===== TASK MATERIAL

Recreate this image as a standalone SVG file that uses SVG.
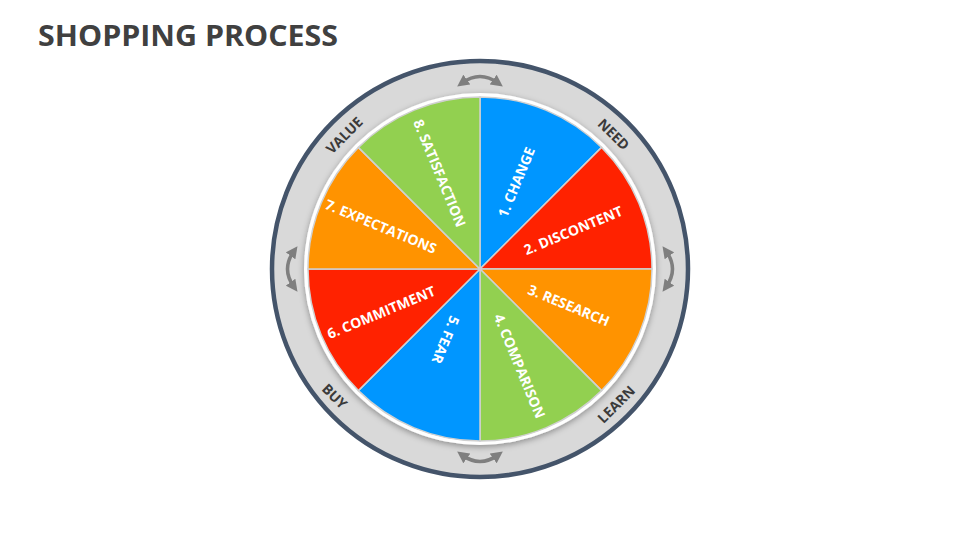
<svg xmlns="http://www.w3.org/2000/svg" width="960" height="540" viewBox="0 0 960 540">
<defs>
<style>
.s{stroke:#d0d0d0;stroke-width:1.5}
.t{font-family:"Open Sans","Liberation Sans",sans-serif;font-weight:bold;font-size:14px;fill:#fff;text-anchor:middle;dominant-baseline:central}
.r{font-family:"Open Sans","Liberation Sans",sans-serif;font-weight:bold;font-size:14px;fill:#3a3a3a;text-anchor:middle;dominant-baseline:central}
.a{fill:none;stroke:#7f7f7f;stroke-width:3.5}
</style>
<marker id="ah" viewBox="0 0 10 10" refX="5" refY="5" markerWidth="3.4" markerHeight="3.4" orient="auto-start-reverse" markerUnits="strokeWidth"><path d="M0,0L10,5L0,10z" fill="#7f7f7f"/></marker>
<filter id="sh" x="-10%" y="-10%" width="120%" height="120%"><feDropShadow dx="0" dy="2" stdDeviation="3" flood-color="#000" flood-opacity="0.35"/></filter>
</defs>
<rect width="960" height="540" fill="#fff"/>
<text x="38" y="46" font-family="'Open Sans','Liberation Sans',sans-serif" font-weight="bold" font-size="28" fill="#404040" textLength="300" lengthAdjust="spacingAndGlyphs">SHOPPING PROCESS</text>
<g id="ring">
<circle cx="480" cy="269" r="208" fill="#d9d9d9" stroke="#44546a" stroke-width="4.5"/>
<circle cx="480" cy="269" r="176" fill="#fff" filter="url(#sh)"/>
</g>
<g id="n1"><path class="s" d="M480,269L480,97A172,172 0 0 1 601.6,147.4Z" fill="#0096ff"/><text class="t" transform="translate(516,182) rotate(-67.5)">1. CHANGE</text></g>
<g id="n2"><path class="s" d="M480,269L601.6,147.4A172,172 0 0 1 652,269Z" fill="#ff2200"/><text class="t" transform="translate(573,230) rotate(-22.5)">2. DISCONTENT</text></g>
<g id="n3"><path class="s" d="M480,269L652,269A172,172 0 0 1 601.6,390.6Z" fill="#ff9300"/><text class="t" transform="translate(569,305) rotate(22.5)">3. RESEARCH</text></g>
<g id="n4"><path class="s" d="M480,269L601.6,390.6A172,172 0 0 1 480,441Z" fill="#92d050"/><text class="t" transform="translate(520,366) rotate(67.5)">4. COMPARISON</text></g>
<g id="n5"><path class="s" d="M480,269L480,441A172,172 0 0 1 358.4,390.6Z" fill="#0096ff"/><text class="t" transform="translate(446,340) rotate(112.5)">5. FEAR</text></g>
<g id="n6"><path class="s" d="M480,269L358.4,390.6A172,172 0 0 1 308,269Z" fill="#ff2200"/><text class="t" transform="translate(381,312) rotate(-22.5)">6. COMMITMENT</text></g>
<g id="n7"><path class="s" d="M480,269L308,269A172,172 0 0 1 358.4,147.4Z" fill="#ff9300"/><text class="t" transform="translate(381,226) rotate(22.5)">7. EXPECTATIONS</text></g>
<g id="n8"><path class="s" d="M480,269L358.4,147.4A172,172 0 0 1 480,97Z" fill="#92d050"/><text class="t" transform="translate(440,173) rotate(67.5)">8. SATISFACTION</text></g>
<g id="labels">
<text class="r" transform="translate(614,134) rotate(45)">NEED</text>
<text class="r" transform="translate(616,404) rotate(-45)">LEARN</text>
<text class="r" transform="translate(335,396) rotate(45)">BUY</text>
<text class="r" transform="translate(344,135) rotate(-45)">VALUE</text>
</g>
<g id="connectors">
<path class="a" marker-start="url(#ah)" marker-end="url(#ah)" d="M462,83Q480,70 498,83"/>
<path class="a" marker-start="url(#ah)" marker-end="url(#ah)" d="M666,251Q679,269 666,287"/>
<path class="a" marker-start="url(#ah)" marker-end="url(#ah)" d="M498,455Q480,468 462,455"/>
<path class="a" marker-start="url(#ah)" marker-end="url(#ah)" d="M294,287Q281,269 294,251"/>
</g>
</svg>
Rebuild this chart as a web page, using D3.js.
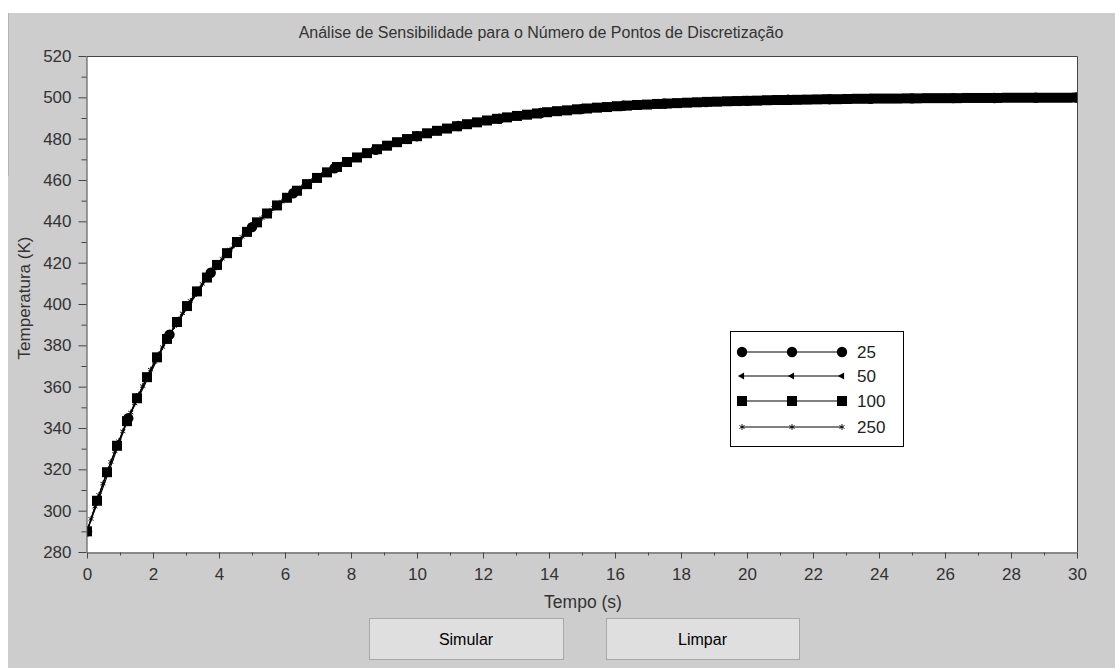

==========

### SHORT TASK
Your task is to set down the records shown above exactly, minus any pictures.

### EXERCISE ANSWER
Recreate this image as a standalone SVG file that uses SVG.
<svg xmlns="http://www.w3.org/2000/svg" width="960" height="540" viewBox="0 0 960 540">
<defs>
<style>
.s{stroke:#d0d0d0;stroke-width:1.5}
.t{font-family:"Open Sans","Liberation Sans",sans-serif;font-weight:bold;font-size:14px;fill:#fff;text-anchor:middle;dominant-baseline:central}
.r{font-family:"Open Sans","Liberation Sans",sans-serif;font-weight:bold;font-size:14px;fill:#3a3a3a;text-anchor:middle;dominant-baseline:central}
.a{fill:none;stroke:#7f7f7f;stroke-width:3.5}
</style>
<marker id="ah" viewBox="0 0 10 10" refX="5" refY="5" markerWidth="3.4" markerHeight="3.4" orient="auto-start-reverse" markerUnits="strokeWidth"><path d="M0,0L10,5L0,10z" fill="#7f7f7f"/></marker>
<filter id="sh" x="-10%" y="-10%" width="120%" height="120%"><feDropShadow dx="0" dy="2" stdDeviation="3" flood-color="#000" flood-opacity="0.35"/></filter>
</defs>
<rect width="960" height="540" fill="#fff"/>
<text x="38" y="46" font-family="'Open Sans','Liberation Sans',sans-serif" font-weight="bold" font-size="28" fill="#404040" textLength="300" lengthAdjust="spacingAndGlyphs">SHOPPING PROCESS</text>
<g id="ring">
<circle cx="480" cy="269" r="208" fill="#d9d9d9" stroke="#44546a" stroke-width="4.5"/>
<circle cx="480" cy="269" r="176" fill="#fff" filter="url(#sh)"/>
</g>
<g id="n1"><path class="s" d="M480,269L480,97A172,172 0 0 1 601.6,147.4Z" fill="#0096ff"/><text class="t" transform="translate(516,182) rotate(-67.5)">1. CHANGE</text></g>
<g id="n2"><path class="s" d="M480,269L601.6,147.4A172,172 0 0 1 652,269Z" fill="#ff2200"/><text class="t" transform="translate(573,230) rotate(-22.5)">2. DISCONTENT</text></g>
<g id="n3"><path class="s" d="M480,269L652,269A172,172 0 0 1 601.6,390.6Z" fill="#ff9300"/><text class="t" transform="translate(569,305) rotate(22.5)">3. RESEARCH</text></g>
<g id="n4"><path class="s" d="M480,269L601.6,390.6A172,172 0 0 1 480,441Z" fill="#92d050"/><text class="t" transform="translate(520,366) rotate(67.5)">4. COMPARISON</text></g>
<g id="n5"><path class="s" d="M480,269L480,441A172,172 0 0 1 358.4,390.6Z" fill="#0096ff"/><text class="t" transform="translate(446,340) rotate(112.5)">5. FEAR</text></g>
<g id="n6"><path class="s" d="M480,269L358.4,390.6A172,172 0 0 1 308,269Z" fill="#ff2200"/><text class="t" transform="translate(381,312) rotate(-22.5)">6. COMMITMENT</text></g>
<g id="n7"><path class="s" d="M480,269L308,269A172,172 0 0 1 358.4,147.4Z" fill="#ff9300"/><text class="t" transform="translate(381,226) rotate(22.5)">7. EXPECTATIONS</text></g>
<g id="n8"><path class="s" d="M480,269L358.4,147.4A172,172 0 0 1 480,97Z" fill="#92d050"/><text class="t" transform="translate(440,173) rotate(67.5)">8. SATISFACTION</text></g>
<g id="labels">
<text class="r" transform="translate(614,134) rotate(45)">NEED</text>
<text class="r" transform="translate(616,404) rotate(-45)">LEARN</text>
<text class="r" transform="translate(335,396) rotate(45)">BUY</text>
<text class="r" transform="translate(344,135) rotate(-45)">VALUE</text>
</g>
<g id="connectors">
<path class="a" marker-start="url(#ah)" marker-end="url(#ah)" d="M462,83Q480,70 498,83"/>
<path class="a" marker-start="url(#ah)" marker-end="url(#ah)" d="M666,251Q679,269 666,287"/>
<path class="a" marker-start="url(#ah)" marker-end="url(#ah)" d="M498,455Q480,468 462,455"/>
<path class="a" marker-start="url(#ah)" marker-end="url(#ah)" d="M294,287Q281,269 294,251"/>
</g>
</svg>
Rebuild this chart as a web page, using D3.js.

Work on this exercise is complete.